### Short problem
The listing below begins with the first line you should copy; stop after the line containing "(174,213) -- (174,360);", and drop every picture.

### Supplied material
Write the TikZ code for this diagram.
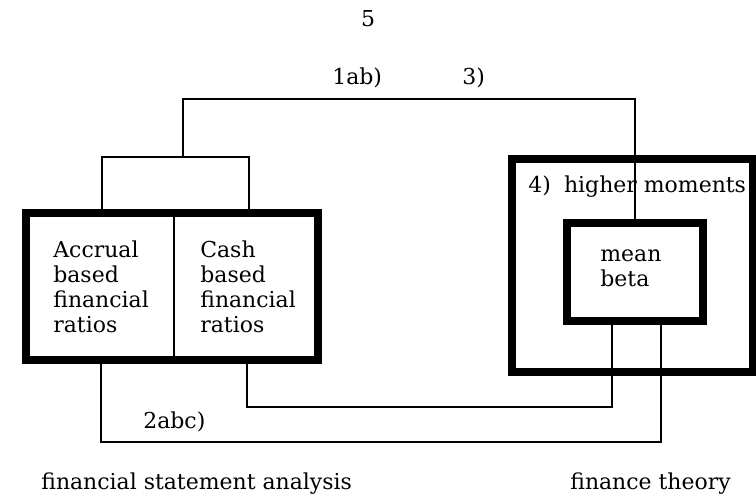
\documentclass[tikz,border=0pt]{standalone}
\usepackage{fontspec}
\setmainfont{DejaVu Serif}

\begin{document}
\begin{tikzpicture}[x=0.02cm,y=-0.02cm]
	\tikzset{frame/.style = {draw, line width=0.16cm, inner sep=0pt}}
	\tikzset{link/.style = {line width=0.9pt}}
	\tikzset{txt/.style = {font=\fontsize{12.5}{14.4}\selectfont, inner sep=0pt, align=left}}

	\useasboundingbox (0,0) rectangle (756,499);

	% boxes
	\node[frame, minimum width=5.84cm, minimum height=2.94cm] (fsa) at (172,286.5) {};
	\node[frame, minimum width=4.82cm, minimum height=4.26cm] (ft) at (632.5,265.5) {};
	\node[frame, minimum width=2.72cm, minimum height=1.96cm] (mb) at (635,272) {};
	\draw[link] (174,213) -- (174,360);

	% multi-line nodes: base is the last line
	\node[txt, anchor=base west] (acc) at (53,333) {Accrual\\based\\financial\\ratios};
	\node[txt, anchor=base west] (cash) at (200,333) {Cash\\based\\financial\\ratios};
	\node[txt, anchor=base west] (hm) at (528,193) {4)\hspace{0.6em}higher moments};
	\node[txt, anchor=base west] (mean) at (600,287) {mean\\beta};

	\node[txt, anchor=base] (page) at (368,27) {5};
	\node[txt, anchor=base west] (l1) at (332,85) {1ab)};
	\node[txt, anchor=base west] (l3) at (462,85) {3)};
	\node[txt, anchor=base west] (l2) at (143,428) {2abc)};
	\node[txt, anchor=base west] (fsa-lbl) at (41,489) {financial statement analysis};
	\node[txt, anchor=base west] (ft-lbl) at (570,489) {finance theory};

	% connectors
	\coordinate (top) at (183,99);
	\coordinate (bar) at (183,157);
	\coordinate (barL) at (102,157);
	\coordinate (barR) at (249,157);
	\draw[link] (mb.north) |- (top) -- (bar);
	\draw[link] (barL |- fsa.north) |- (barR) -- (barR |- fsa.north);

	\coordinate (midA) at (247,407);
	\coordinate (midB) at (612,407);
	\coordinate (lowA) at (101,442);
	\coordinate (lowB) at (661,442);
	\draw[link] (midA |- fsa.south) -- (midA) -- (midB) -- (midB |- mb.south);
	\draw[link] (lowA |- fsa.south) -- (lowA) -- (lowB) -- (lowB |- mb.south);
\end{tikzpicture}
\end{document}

### Final result
Write the TikZ code for this diagram.
\documentclass[tikz,border=0pt]{standalone}
\usepackage{fontspec}
\setmainfont{DejaVu Serif}

\begin{document}
\begin{tikzpicture}[x=0.02cm,y=-0.02cm]
	\tikzset{frame/.style = {draw, line width=0.16cm, inner sep=0pt}}
	\tikzset{link/.style = {line width=0.9pt}}
	\tikzset{txt/.style = {font=\fontsize{12.5}{14.4}\selectfont, inner sep=0pt, align=left}}

	\useasboundingbox (0,0) rectangle (756,499);

	% boxes
	\node[frame, minimum width=5.84cm, minimum height=2.94cm] (fsa) at (172,286.5) {};
	\node[frame, minimum width=4.82cm, minimum height=4.26cm] (ft) at (632.5,265.5) {};
	\node[frame, minimum width=2.72cm, minimum height=1.96cm] (mb) at (635,272) {};
	\draw[link] (174,213) -- (174,360);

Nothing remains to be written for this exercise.